### Exercise inputs ###
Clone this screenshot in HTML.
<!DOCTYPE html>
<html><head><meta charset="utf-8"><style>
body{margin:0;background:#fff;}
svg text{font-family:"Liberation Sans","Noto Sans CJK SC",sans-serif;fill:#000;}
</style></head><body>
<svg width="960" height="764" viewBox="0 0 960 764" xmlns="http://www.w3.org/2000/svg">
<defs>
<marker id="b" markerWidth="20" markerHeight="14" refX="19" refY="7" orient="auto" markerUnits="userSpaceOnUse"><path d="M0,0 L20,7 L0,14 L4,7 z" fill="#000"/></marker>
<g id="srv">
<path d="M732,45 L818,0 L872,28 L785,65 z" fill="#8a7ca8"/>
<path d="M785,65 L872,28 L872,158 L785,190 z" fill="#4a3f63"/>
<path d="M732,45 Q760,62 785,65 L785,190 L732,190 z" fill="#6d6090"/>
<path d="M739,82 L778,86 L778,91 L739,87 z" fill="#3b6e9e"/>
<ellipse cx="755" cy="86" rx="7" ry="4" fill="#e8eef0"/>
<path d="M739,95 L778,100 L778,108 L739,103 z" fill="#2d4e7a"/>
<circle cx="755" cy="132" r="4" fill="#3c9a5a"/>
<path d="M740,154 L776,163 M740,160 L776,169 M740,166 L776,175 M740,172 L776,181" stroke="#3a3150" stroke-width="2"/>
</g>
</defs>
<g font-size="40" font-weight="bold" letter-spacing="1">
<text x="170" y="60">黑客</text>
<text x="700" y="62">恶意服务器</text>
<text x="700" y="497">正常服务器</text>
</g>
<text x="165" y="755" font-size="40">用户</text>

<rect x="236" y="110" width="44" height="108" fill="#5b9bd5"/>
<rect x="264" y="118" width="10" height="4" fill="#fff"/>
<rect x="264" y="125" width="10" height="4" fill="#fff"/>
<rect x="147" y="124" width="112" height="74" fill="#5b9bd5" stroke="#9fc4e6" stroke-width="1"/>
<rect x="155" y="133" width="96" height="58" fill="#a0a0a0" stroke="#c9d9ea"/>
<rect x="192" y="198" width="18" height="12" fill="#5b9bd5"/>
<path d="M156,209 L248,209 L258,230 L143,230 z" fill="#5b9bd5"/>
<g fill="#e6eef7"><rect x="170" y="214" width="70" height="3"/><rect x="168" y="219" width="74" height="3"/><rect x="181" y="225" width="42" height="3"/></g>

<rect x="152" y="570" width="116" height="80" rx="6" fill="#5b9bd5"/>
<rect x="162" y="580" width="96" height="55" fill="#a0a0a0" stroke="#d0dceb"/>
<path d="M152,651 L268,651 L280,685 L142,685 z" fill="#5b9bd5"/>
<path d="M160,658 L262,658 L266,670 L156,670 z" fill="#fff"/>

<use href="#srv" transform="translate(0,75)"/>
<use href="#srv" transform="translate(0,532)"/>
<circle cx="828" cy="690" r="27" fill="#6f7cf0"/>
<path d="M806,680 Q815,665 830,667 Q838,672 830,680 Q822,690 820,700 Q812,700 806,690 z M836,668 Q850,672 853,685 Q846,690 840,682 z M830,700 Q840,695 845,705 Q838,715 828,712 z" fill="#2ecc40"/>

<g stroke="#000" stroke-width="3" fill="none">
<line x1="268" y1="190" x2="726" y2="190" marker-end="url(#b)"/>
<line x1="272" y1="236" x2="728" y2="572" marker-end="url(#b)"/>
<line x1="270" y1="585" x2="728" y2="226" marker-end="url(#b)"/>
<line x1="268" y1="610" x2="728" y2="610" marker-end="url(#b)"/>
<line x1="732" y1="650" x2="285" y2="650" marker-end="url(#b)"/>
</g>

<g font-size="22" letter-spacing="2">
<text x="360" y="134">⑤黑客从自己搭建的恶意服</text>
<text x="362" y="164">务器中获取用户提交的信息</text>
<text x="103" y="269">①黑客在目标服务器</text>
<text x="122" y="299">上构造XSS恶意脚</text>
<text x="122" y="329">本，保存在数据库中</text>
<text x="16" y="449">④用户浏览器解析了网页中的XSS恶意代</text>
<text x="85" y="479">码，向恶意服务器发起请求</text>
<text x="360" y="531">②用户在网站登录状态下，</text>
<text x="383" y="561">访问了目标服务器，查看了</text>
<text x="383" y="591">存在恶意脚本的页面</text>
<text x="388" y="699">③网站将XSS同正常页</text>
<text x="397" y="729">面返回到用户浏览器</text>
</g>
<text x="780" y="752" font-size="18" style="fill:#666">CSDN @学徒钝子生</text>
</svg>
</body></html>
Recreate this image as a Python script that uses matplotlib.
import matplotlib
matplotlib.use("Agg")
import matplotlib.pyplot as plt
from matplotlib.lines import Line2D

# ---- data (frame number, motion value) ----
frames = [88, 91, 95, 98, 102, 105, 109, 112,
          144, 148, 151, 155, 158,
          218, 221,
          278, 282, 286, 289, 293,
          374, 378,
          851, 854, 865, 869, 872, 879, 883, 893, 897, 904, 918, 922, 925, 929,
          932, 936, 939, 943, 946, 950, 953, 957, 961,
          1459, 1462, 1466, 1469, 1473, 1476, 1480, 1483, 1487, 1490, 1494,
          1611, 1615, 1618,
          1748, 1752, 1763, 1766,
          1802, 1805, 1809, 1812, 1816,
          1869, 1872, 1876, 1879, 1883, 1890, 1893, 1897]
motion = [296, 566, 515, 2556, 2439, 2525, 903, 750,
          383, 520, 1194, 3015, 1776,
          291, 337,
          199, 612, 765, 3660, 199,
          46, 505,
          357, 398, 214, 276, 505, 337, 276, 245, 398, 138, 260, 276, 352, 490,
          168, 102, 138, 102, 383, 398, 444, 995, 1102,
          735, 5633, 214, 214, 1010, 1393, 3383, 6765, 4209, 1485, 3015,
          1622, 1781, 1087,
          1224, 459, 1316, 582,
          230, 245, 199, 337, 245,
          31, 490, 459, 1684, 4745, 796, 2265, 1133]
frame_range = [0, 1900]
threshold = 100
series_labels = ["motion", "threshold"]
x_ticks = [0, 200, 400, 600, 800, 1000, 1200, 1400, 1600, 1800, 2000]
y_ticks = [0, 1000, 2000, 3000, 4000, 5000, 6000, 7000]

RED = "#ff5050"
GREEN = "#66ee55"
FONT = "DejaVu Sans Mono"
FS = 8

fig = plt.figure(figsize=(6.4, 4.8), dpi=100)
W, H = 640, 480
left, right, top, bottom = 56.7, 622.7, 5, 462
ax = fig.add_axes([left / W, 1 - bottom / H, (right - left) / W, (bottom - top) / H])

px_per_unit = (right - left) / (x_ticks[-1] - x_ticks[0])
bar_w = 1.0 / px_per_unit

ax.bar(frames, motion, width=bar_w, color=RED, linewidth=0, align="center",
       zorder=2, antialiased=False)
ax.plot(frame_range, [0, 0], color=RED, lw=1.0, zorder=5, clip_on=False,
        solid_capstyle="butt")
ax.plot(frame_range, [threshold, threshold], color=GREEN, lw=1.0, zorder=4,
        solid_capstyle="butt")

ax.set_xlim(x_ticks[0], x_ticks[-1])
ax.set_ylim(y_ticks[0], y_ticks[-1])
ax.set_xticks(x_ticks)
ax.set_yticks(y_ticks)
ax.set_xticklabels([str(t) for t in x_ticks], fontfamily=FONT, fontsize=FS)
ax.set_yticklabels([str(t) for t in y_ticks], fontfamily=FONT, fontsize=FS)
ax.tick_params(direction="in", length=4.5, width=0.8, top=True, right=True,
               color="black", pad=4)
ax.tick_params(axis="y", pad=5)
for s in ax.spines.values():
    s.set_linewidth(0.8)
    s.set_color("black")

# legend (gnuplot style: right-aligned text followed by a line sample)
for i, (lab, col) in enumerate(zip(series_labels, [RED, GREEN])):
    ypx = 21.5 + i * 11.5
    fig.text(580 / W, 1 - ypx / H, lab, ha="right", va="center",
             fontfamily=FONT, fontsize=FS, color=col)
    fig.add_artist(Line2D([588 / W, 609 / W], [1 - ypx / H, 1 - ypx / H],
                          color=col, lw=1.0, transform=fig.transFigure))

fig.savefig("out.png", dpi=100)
###
Stated problem
Everything from the line with "Recreate this image" through the line with "from matplotlib.lines import Line2D" is to be output exactly; leave out all other lines.

The result
Recreate this image as a Python script that uses matplotlib.
import matplotlib
matplotlib.use("Agg")
import matplotlib.pyplot as plt
from matplotlib.lines import Line2D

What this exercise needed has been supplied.